Work instructions — Quote all of the data below exactly, please.

Stored data —

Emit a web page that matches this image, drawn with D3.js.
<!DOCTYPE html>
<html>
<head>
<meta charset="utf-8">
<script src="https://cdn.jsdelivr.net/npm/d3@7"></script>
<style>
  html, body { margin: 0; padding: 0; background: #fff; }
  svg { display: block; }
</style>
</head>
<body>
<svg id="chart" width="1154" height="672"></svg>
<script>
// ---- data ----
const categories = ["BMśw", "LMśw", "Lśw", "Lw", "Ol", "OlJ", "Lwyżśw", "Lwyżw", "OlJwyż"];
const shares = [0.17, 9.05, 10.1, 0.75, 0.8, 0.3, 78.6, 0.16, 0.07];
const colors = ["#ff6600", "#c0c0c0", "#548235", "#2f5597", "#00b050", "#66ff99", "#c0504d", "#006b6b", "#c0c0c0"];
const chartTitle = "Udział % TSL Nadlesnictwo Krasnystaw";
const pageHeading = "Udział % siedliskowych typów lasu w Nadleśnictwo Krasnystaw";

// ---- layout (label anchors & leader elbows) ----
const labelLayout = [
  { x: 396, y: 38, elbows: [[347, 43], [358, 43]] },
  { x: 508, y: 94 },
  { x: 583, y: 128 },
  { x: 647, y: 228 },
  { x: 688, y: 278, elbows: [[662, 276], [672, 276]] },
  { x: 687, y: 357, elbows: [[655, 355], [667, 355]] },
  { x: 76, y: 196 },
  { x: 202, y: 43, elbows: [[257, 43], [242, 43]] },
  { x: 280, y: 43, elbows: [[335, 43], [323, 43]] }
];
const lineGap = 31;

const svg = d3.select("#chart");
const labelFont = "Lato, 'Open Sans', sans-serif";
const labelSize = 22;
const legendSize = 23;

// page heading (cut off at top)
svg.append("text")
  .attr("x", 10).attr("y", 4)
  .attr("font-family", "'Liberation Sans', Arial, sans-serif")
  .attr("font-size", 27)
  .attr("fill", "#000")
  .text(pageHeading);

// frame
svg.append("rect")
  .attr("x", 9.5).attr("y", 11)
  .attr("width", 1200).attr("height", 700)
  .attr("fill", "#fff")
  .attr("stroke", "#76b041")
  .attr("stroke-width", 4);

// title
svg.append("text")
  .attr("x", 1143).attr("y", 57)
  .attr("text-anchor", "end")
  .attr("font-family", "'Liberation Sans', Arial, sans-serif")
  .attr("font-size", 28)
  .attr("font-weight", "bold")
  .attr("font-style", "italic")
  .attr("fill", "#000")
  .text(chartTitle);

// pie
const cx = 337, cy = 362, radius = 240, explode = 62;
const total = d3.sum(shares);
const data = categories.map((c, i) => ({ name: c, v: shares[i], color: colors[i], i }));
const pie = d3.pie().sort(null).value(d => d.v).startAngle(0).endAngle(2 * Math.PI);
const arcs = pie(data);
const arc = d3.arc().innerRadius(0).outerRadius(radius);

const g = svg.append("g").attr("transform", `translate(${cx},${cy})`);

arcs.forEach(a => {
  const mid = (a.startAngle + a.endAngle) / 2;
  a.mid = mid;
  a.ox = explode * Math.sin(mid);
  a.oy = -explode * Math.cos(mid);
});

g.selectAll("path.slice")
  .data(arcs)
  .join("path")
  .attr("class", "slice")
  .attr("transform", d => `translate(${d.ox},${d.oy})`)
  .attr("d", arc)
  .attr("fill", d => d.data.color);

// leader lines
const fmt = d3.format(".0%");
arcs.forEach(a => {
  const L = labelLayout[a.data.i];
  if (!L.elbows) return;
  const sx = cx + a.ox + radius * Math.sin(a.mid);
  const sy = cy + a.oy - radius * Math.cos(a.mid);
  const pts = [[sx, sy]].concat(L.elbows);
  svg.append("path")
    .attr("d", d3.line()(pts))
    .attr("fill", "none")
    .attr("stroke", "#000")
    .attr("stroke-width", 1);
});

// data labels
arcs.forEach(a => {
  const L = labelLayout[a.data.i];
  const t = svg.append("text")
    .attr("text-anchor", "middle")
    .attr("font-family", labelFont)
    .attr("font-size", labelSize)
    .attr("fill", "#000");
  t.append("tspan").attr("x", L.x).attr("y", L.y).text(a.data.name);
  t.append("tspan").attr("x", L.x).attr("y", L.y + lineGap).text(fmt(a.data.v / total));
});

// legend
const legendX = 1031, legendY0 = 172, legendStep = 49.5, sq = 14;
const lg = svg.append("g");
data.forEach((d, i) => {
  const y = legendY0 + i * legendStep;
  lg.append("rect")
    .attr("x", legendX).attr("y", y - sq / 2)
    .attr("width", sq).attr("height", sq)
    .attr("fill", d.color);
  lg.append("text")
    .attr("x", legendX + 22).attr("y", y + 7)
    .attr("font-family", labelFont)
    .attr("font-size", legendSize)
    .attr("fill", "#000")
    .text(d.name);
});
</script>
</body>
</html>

Response to the exercise —
Emit a web page that matches this image, drawn with D3.js.
<!DOCTYPE html>
<html>
<head>
<meta charset="utf-8">
<script src="https://cdn.jsdelivr.net/npm/d3@7"></script>
<style>
  html, body { margin: 0; padding: 0; background: #fff; }
  svg { display: block; }
</style>
</head>
<body>
<svg id="chart" width="1154" height="672"></svg>
<script>
// ---- data ----
const categories = ["BMśw", "LMśw", "Lśw", "Lw", "Ol", "OlJ", "Lwyżśw", "Lwyżw", "OlJwyż"];
const shares = [0.17, 9.05, 10.1, 0.75, 0.8, 0.3, 78.6, 0.16, 0.07];
const colors = ["#ff6600", "#c0c0c0", "#548235", "#2f5597", "#00b050", "#66ff99", "#c0504d", "#006b6b", "#c0c0c0"];
const chartTitle = "Udział % TSL Nadlesnictwo Krasnystaw";
const pageHeading = "Udział % siedliskowych typów lasu w Nadleśnictwo Krasnystaw";

// ---- layout (label anchors & leader elbows) ----
const labelLayout = [
  { x: 396, y: 38, elbows: [[347, 43], [358, 43]] },
  { x: 508, y: 94 },
  { x: 583, y: 128 },
  { x: 647, y: 228 },
  { x: 688, y: 278, elbows: [[662, 276], [672, 276]] },
  { x: 687, y: 357, elbows: [[655, 355], [667, 355]] },
  { x: 76, y: 196 },
  { x: 202, y: 43, elbows: [[257, 43], [242, 43]] },
  { x: 280, y: 43, elbows: [[335, 43], [323, 43]] }
];
const lineGap = 31;

const svg = d3.select("#chart");
const labelFont = "Lato, 'Open Sans', sans-serif";
const labelSize = 22;
const legendSize = 23;

// page heading (cut off at top)
svg.append("text")
  .attr("x", 10).attr("y", 4)
  .attr("font-family", "'Liberation Sans', Arial, sans-serif")
  .attr("font-size", 27)
  .attr("fill", "#000")
  .text(pageHeading);

// frame
svg.append("rect")
  .attr("x", 9.5).attr("y", 11)
  .attr("width", 1200).attr("height", 700)
  .attr("fill", "#fff")
  .attr("stroke", "#76b041")
  .attr("stroke-width", 4);

// title
svg.append("text")
  .attr("x", 1143).attr("y", 57)
  .attr("text-anchor", "end")
  .attr("font-family", "'Liberation Sans', Arial, sans-serif")
  .attr("font-size", 28)
  .attr("font-weight", "bold")
  .attr("font-style", "italic")
  .attr("fill", "#000")
  .text(chartTitle);

// pie
const cx = 337, cy = 362, radius = 240, explode = 62;
const total = d3.sum(shares);
const data = categories.map((c, i) => ({ name: c, v: shares[i], color: colors[i], i }));
const pie = d3.pie().sort(null).value(d => d.v).startAngle(0).endAngle(2 * Math.PI);
const arcs = pie(data);
const arc = d3.arc().innerRadius(0).outerRadius(radius);

const g = svg.append("g").attr("transform", `translate(${cx},${cy})`);

arcs.forEach(a => {
  const mid = (a.startAngle + a.endAngle) / 2;
  a.mid = mid;
  a.ox = explode * Math.sin(mid);
  a.oy = -explode * Math.cos(mid);
});

g.selectAll("path.slice")
  .data(arcs)
  .join("path")
  .attr("class", "slice")
  .attr("transform", d => `translate(${d.ox},${d.oy})`)
  .attr("d", arc)
  .attr("fill", d => d.data.color);

// leader lines
const fmt = d3.format(".0%");
arcs.forEach(a => {
  const L = labelLayout[a.data.i];
  if (!L.elbows) return;
  const sx = cx + a.ox + radius * Math.sin(a.mid);
  const sy = cy + a.oy - radius * Math.cos(a.mid);
  const pts = [[sx, sy]].concat(L.elbows);
  svg.append("path")
    .attr("d", d3.line()(pts))
    .attr("fill", "none")
    .attr("stroke", "#000")
    .attr("stroke-width", 1);
});

// data labels
arcs.forEach(a => {
  const L = labelLayout[a.data.i];
  const t = svg.append("text")
    .attr("text-anchor", "middle")
    .attr("font-family", labelFont)
    .attr("font-size", labelSize)
    .attr("fill", "#000");
  t.append("tspan").attr("x", L.x).attr("y", L.y).text(a.data.name);
  t.append("tspan").attr("x", L.x).attr("y", L.y + lineGap).text(fmt(a.data.v / total));
});

// legend
const legendX = 1031, legendY0 = 172, legendStep = 49.5, sq = 14;
const lg = svg.append("g");
data.forEach((d, i) => {
  const y = legendY0 + i * legendStep;
  lg.append("rect")
    .attr("x", legendX).attr("y", y - sq / 2)
    .attr("width", sq).attr("height", sq)
    .attr("fill", d.color);
  lg.append("text")
    .attr("x", legendX + 22).attr("y", y + 7)
    .attr("font-family", labelFont)
    .attr("font-size", legendSize)
    .attr("fill", "#000")
    .text(d.name);
});
</script>
</body>
</html>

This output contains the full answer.